### The exercise
Output each line exactly as it appears, skipping any embedded picture.

### Supplied information
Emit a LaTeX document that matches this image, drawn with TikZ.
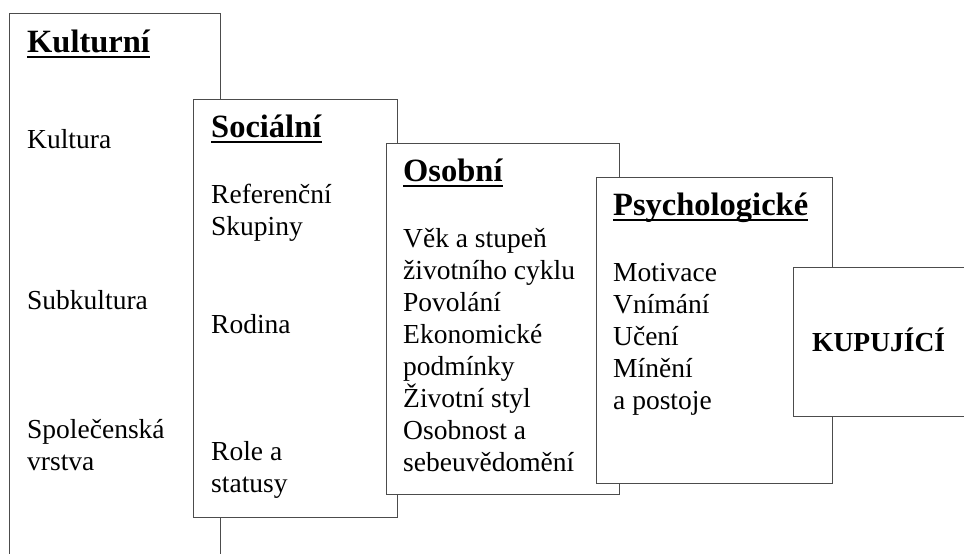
\documentclass[tikz,border=0pt]{standalone}
\usepackage{fontspec}
\setmainfont{Liberation Serif}
\tikzset{
	layer/.style={draw=black!70,line width=1pt,fill=white},%
	heading/.style={anchor=base west,inner sep=0pt,font=\fontsize{32.5}{36}\selectfont\bfseries},%
	item/.style={anchor=base west,inner sep=0pt,align=left,font=\fontsize{27.5}{32}\selectfont},%
	buyer/.style={anchor=base west,inner sep=0pt,font=\fontsize{27.5}{32}\selectfont\bfseries},%
	headline/.style={line width=2pt},%
}

\begin{document}
\begin{tikzpicture}[x=1pt,y=-1pt]
		\clip (0,0) rectangle (964,554);
		% Kulturni {{{
		\draw[layer] (9,13) rectangle (220,580);
		\node[heading] (kult) at (27,52) {Kulturní};
		\draw[headline] ([yshift=-5pt]kult.base west) -- ([yshift=-5pt]kult.base east);
		\node[item] (kultura) at (27,148) {Kultura};
		\node[item] (subkult) at (27,309) {Subkultura};
		\node[item] (vrstva) at (27,470) {Společenská\\vrstva};
		% }}}
		% Socialni {{{
		\draw[layer] (193,99) rectangle (397,517);
		\node[heading] (soc) at (211,137) {Sociální};
		\draw[headline] ([yshift=-5pt]soc.base west) -- ([yshift=-5pt]soc.base east);
		\node[item] (skupiny) at (211,235) {Referenční\\Skupiny};
		\node[item] (rodina) at (211,333) {Rodina};
		\node[item] (role) at (211,492) {Role a\\statusy};
		% }}}
		% Osobni {{{
		\draw[layer] (386,143) rectangle (619,494);
		\node[heading] (osob) at (403,181) {Osobní};
		\draw[headline] ([yshift=-5pt]osob.base west) -- ([yshift=-5pt]osob.base east);
		\node[item] (osoblist) at (403,471) {Věk a stupeň\\životního cyklu\\Povolání\\Ekonomické\\podmínky\\Životní styl\\Osobnost a\\sebeuvědomění};
		% }}}
		% Psychologicke {{{
		\draw[layer] (596,177) rectangle (832,483);
		\node[heading] (psych) at (613,215) {Psychologické};
		\draw[headline] ([yshift=-5pt]psych.base west) -- ([yshift=-5pt]psych.base east);
		\node[item] (psychlist) at (613,409) {Motivace\\Vnímání\\Učení\\Mínění\\a postoje};
		% }}}
		% Kupujici {{{
		\draw[layer] (793,267) rectangle (990,416);
		\node[buyer] (kup) at (812,351) {KUPUJÍCÍ};
		% }}}
	\end{tikzpicture}
\end{document}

### Worked solution
Emit a LaTeX document that matches this image, drawn with TikZ.
\documentclass[tikz,border=0pt]{standalone}
\usepackage{fontspec}
\setmainfont{Liberation Serif}
\tikzset{
	layer/.style={draw=black!70,line width=1pt,fill=white},%
	heading/.style={anchor=base west,inner sep=0pt,font=\fontsize{32.5}{36}\selectfont\bfseries},%
	item/.style={anchor=base west,inner sep=0pt,align=left,font=\fontsize{27.5}{32}\selectfont},%
	buyer/.style={anchor=base west,inner sep=0pt,font=\fontsize{27.5}{32}\selectfont\bfseries},%
	headline/.style={line width=2pt},%
}

\begin{document}
\begin{tikzpicture}[x=1pt,y=-1pt]
		\clip (0,0) rectangle (964,554);
		% Kulturni {{{
		\draw[layer] (9,13) rectangle (220,580);
		\node[heading] (kult) at (27,52) {Kulturní};
		\draw[headline] ([yshift=-5pt]kult.base west) -- ([yshift=-5pt]kult.base east);
		\node[item] (kultura) at (27,148) {Kultura};
		\node[item] (subkult) at (27,309) {Subkultura};
		\node[item] (vrstva) at (27,470) {Společenská\\vrstva};
		% }}}
		% Socialni {{{
		\draw[layer] (193,99) rectangle (397,517);
		\node[heading] (soc) at (211,137) {Sociální};
		\draw[headline] ([yshift=-5pt]soc.base west) -- ([yshift=-5pt]soc.base east);
		\node[item] (skupiny) at (211,235) {Referenční\\Skupiny};
		\node[item] (rodina) at (211,333) {Rodina};
		\node[item] (role) at (211,492) {Role a\\statusy};
		% }}}
		% Osobni {{{
		\draw[layer] (386,143) rectangle (619,494);
		\node[heading] (osob) at (403,181) {Osobní};
		\draw[headline] ([yshift=-5pt]osob.base west) -- ([yshift=-5pt]osob.base east);
		\node[item] (osoblist) at (403,471) {Věk a stupeň\\životního cyklu\\Povolání\\Ekonomické\\podmínky\\Životní styl\\Osobnost a\\sebeuvědomění};
		% }}}
		% Psychologicke {{{
		\draw[layer] (596,177) rectangle (832,483);
		\node[heading] (psych) at (613,215) {Psychologické};
		\draw[headline] ([yshift=-5pt]psych.base west) -- ([yshift=-5pt]psych.base east);
		\node[item] (psychlist) at (613,409) {Motivace\\Vnímání\\Učení\\Mínění\\a postoje};
		% }}}
		% Kupujici {{{
		\draw[layer] (793,267) rectangle (990,416);
		\node[buyer] (kup) at (812,351) {KUPUJÍCÍ};
		% }}}
	\end{tikzpicture}
\end{document}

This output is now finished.